What is to be printed is the span of lines starting at the one containing "Give me the D3.js source for this chart." and ending at the one containing "const arcs = pie(data);", reproduced exactly with pictures left out.

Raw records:
>>>

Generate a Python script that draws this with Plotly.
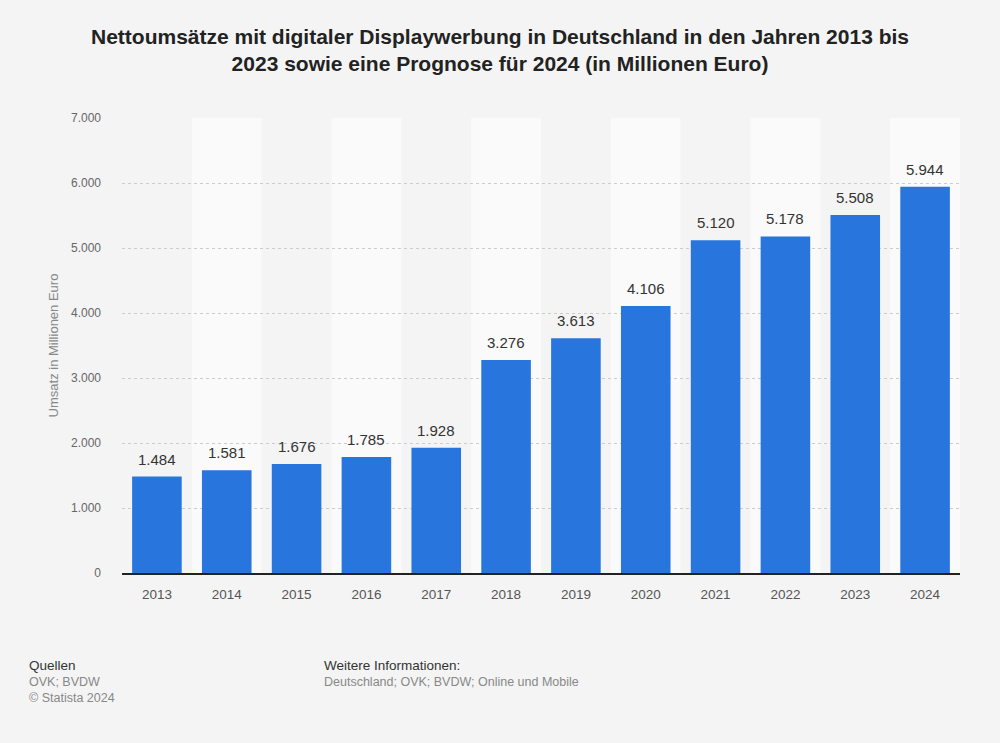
import plotly.graph_objects as go

years = ["2013", "2014", "2015", "2016", "2017", "2018", "2019", "2020", "2021", "2022", "2023", "2024"]
values = [1484, 1581, 1676, 1785, 1928, 3276, 3613, 4106, 5120, 5178, 5508, 5944]
labels = ["1.484", "1.581", "1.676", "1.785", "1.928", "3.276", "3.613", "4.106", "5.120", "5.178", "5.508", "5.944"]
tick_vals = [0, 1000, 2000, 3000, 4000, 5000, 6000, 7000]
tick_text = ["0", "1.000", "2.000", "3.000", "4.000", "5.000", "6.000", "7.000"]

FONT = "Liberation Sans, Arial"
W, H = 1000, 743
ML, MR, MT, MB = 122, 40, 118, 170

fig = go.Figure()
fig.add_trace(go.Bar(
    x=list(range(len(years))), y=values,
    marker_color="#2775dd", marker_line_width=0,
    hoverinfo="skip",
))

for i, (v, t) in enumerate(zip(values, labels)):
    fig.add_annotation(
        x=i, y=v, xref="x", yref="y", text=t, showarrow=False,
        yanchor="bottom", yshift=7,
        font=dict(family=FONT, size=15, color="#333333"),
    )

shapes = []
for i in range(len(years)):
    if i % 2 == 1:
        shapes.append(dict(type="rect", xref="x", yref="paper", x0=i - 0.5, x1=i + 0.5, y0=0, y1=1,
                           fillcolor="#fafafa", line_width=0, layer="below"))

fig.update_layout(
    width=W, height=H,
    paper_bgcolor="#f4f4f4", plot_bgcolor="#f4f4f4",
    margin=dict(l=ML, r=MR, t=MT, b=MB),
    bargap=0.29,
    showlegend=False,
    shapes=shapes,
    font=dict(family=FONT, color="#666666"),
    title=dict(
        text="<b>Nettoumsätze mit digitaler Displaywerbung in Deutschland in den Jahren 2013 bis<br>2023 sowie eine Prognose für 2024 (in Millionen Euro)</b>",
        x=0.5, xanchor="center", y=0.941, yanchor="top",
        font=dict(family=FONT, size=21, color="#222222"),
    ),
    xaxis=dict(
        tickmode="array", tickvals=list(range(len(years))), ticktext=years,
        range=[-0.5, len(years) - 0.5],
        showgrid=False, showline=True, linecolor="#222222", linewidth=1.5,
        ticks="", tickfont=dict(size=13.5, color="#555555"),
        ticklabelstandoff=8,
        zeroline=False,
    ),
    yaxis=dict(
        range=[0, 7000], tickvals=tick_vals, ticktext=tick_text,
        showgrid=True, gridcolor="#cccccc", griddash="dot", gridwidth=1,
        zeroline=False, ticks="", ticklabelstandoff=20,
        tickfont=dict(size=12, color="#666666"),
        title=dict(text="Umsatz in Millionen Euro", font=dict(size=13, color="#888888"), standoff=9),
    ),
)

footer = [
    dict(text="Quellen", x=29, y=665, size=13.5, color="#333333"),
    dict(text="OVK; BVDW", x=29, y=682, size=12.5, color="#888888"),
    dict(text="© Statista 2024", x=29, y=698, size=12.5, color="#888888"),
    dict(text="Weitere Informationen:", x=324, y=665, size=13.5, color="#333333"),
    dict(text="Deutschland; OVK; BVDW; Online und Mobile", x=324, y=682, size=12.5, color="#888888"),
]
for f in footer:
    fig.add_annotation(
        text=f["text"], xref="paper", yref="paper",
        x=(f["x"] - ML - 2) / (W - ML - MR), y=1 - (f["y"] - MT) / (H - MT - MB),
        xanchor="left", yanchor="middle", showarrow=False, align="left",
        font=dict(family=FONT, size=f["size"], color=f["color"]),
    )

fig.write_html(
    "out.html",
    config={"displayModeBar": False},
    post_script="document.body.style.margin='0';document.body.style.background='#f4f4f4';document.body.style.overflow='hidden';",
)
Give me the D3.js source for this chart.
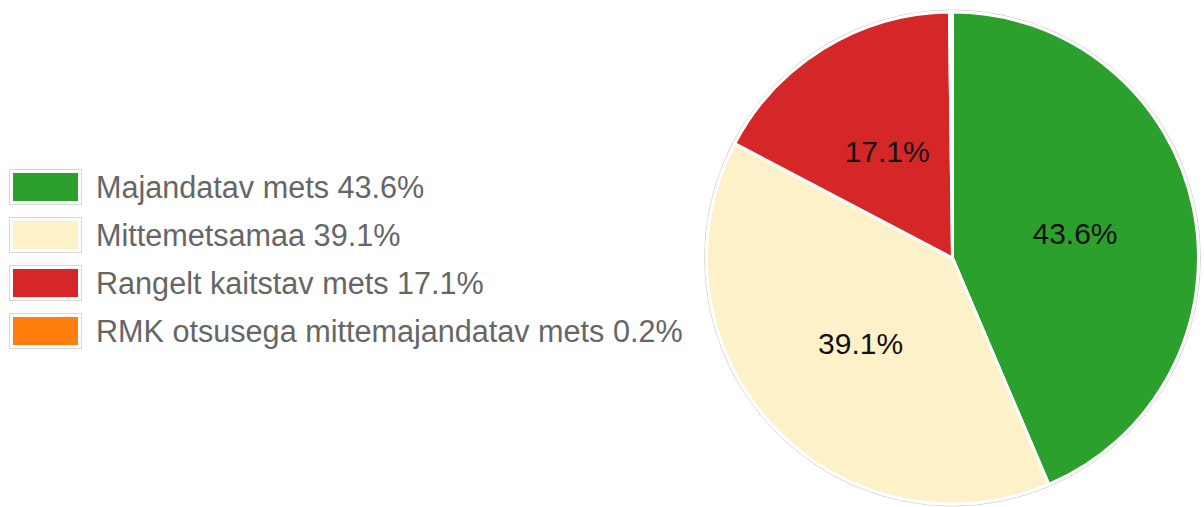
<!DOCTYPE html>
<html>
<head>
<meta charset="utf-8">
<script src="https://cdn.jsdelivr.net/npm/d3@7"></script>
<style>
  body { margin: 0; background: #fff; }
  svg { display: block; font-family: Arial, "Liberation Sans", sans-serif; }
</style>
</head>
<body>
<svg id="chart" width="1204" height="507"></svg>
<script>
// data
const categories = ["Majandatav mets", "Mittemetsamaa", "Rangelt kaitstav mets", "RMK otsusega mittemajandatav mets"];
const shares = [43.6, 39.1, 17.1, 0.2];
const colors = ["#2ca02c", "#fcf1c8", "#d62728", "#ff7f0e"];

const data = categories.map((c, i) => ({ name: c, value: shares[i], color: colors[i] }));

const svg = d3.select("#chart");
const cx = 952.5, cy = 258, radius = 246;

const pie = d3.pie().sort(null).value(d => d.value);
const arc = d3.arc().innerRadius(0).outerRadius(radius);
const labelArc = d3.arc().innerRadius(125).outerRadius(125);

const g = svg.append("g").attr("transform", `translate(${cx},${cy})`);

// thin grey outline round the pie
g.append("circle")
  .attr("r", radius + 2)
  .attr("fill", "none")
  .attr("stroke", "#d4d4d4")
  .attr("stroke-width", 1);

const arcs = pie(data);

g.selectAll("path")
  .data(arcs)
  .enter()
  .append("path")
  .attr("d", arc)
  .attr("fill", d => d.data.color)
  .attr("stroke", "#fff")
  .attr("stroke-width", 3);

g.selectAll("text.lbl")
  .data(arcs.filter(d => d.data.value > 5))
  .enter()
  .append("text")
  .attr("class", "lbl")
  .attr("transform", d => `translate(${labelArc.centroid(d)})`)
  .attr("text-anchor", "middle")
  .attr("dy", "0.36em")
  .attr("fill", "#111")
  .style("font-size", "30px")
  .text(d => d.data.value.toFixed(1) + "%");

// legend
const legend = svg.append("g").attr("transform", "translate(9,169)");
const row = legend.selectAll("g")
  .data(data)
  .enter()
  .append("g")
  .attr("transform", (d, i) => `translate(0,${i * 48})`);

row.append("rect")
  .attr("x", 0.5).attr("y", 0.5)
  .attr("width", 72).attr("height", 35)
  .attr("fill", "#fff")
  .attr("stroke", "#d8d8d8");

row.append("rect")
  .attr("x", 4).attr("y", 4)
  .attr("width", 65).attr("height", 28)
  .attr("fill", d => d.color);

row.append("text")
  .attr("x", 87)
  .attr("y", 29)
  .attr("fill", "#666")
  .style("font-size", "30.6px")
  .text(d => d.name + " " + d.value.toFixed(1) + "%");
</script>
</body>
</html>
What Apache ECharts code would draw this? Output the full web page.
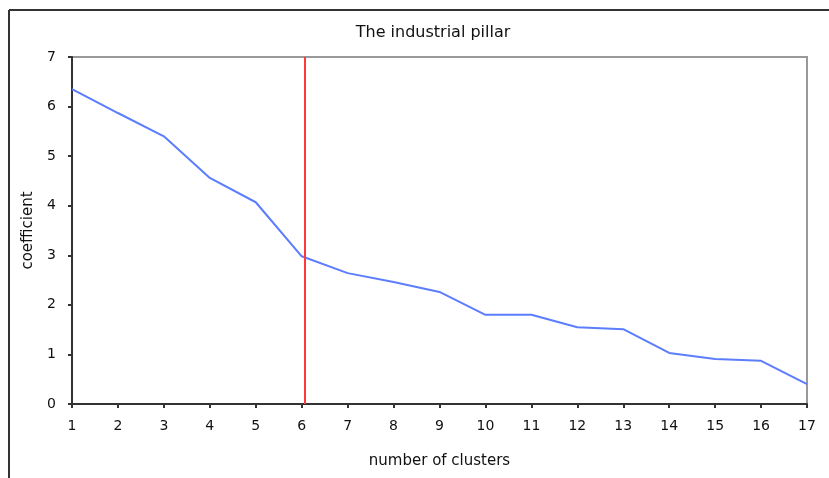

<<<

_THE ANSWER_:
Give me the D3.js source for this chart.
<!DOCTYPE html>
<html>
<head>
<meta charset="utf-8">
<script src="https://cdn.jsdelivr.net/npm/d3@7"></script>
<style>
  body { margin: 0; background: #fff; }
  svg { display: block; font-family: Arial, "Liberation Sans", sans-serif; }
</style>
</head>
<body>
<svg id="chart" width="1204" height="507"></svg>
<script>
// data
const categories = ["Majandatav mets", "Mittemetsamaa", "Rangelt kaitstav mets", "RMK otsusega mittemajandatav mets"];
const shares = [43.6, 39.1, 17.1, 0.2];
const colors = ["#2ca02c", "#fcf1c8", "#d62728", "#ff7f0e"];

const data = categories.map((c, i) => ({ name: c, value: shares[i], color: colors[i] }));

const svg = d3.select("#chart");
const cx = 952.5, cy = 258, radius = 246;

const pie = d3.pie().sort(null).value(d => d.value);
const arc = d3.arc().innerRadius(0).outerRadius(radius);
const labelArc = d3.arc().innerRadius(125).outerRadius(125);

const g = svg.append("g").attr("transform", `translate(${cx},${cy})`);

// thin grey outline round the pie
g.append("circle")
  .attr("r", radius + 2)
  .attr("fill", "none")
  .attr("stroke", "#d4d4d4")
  .attr("stroke-width", 1);

const arcs = pie(data);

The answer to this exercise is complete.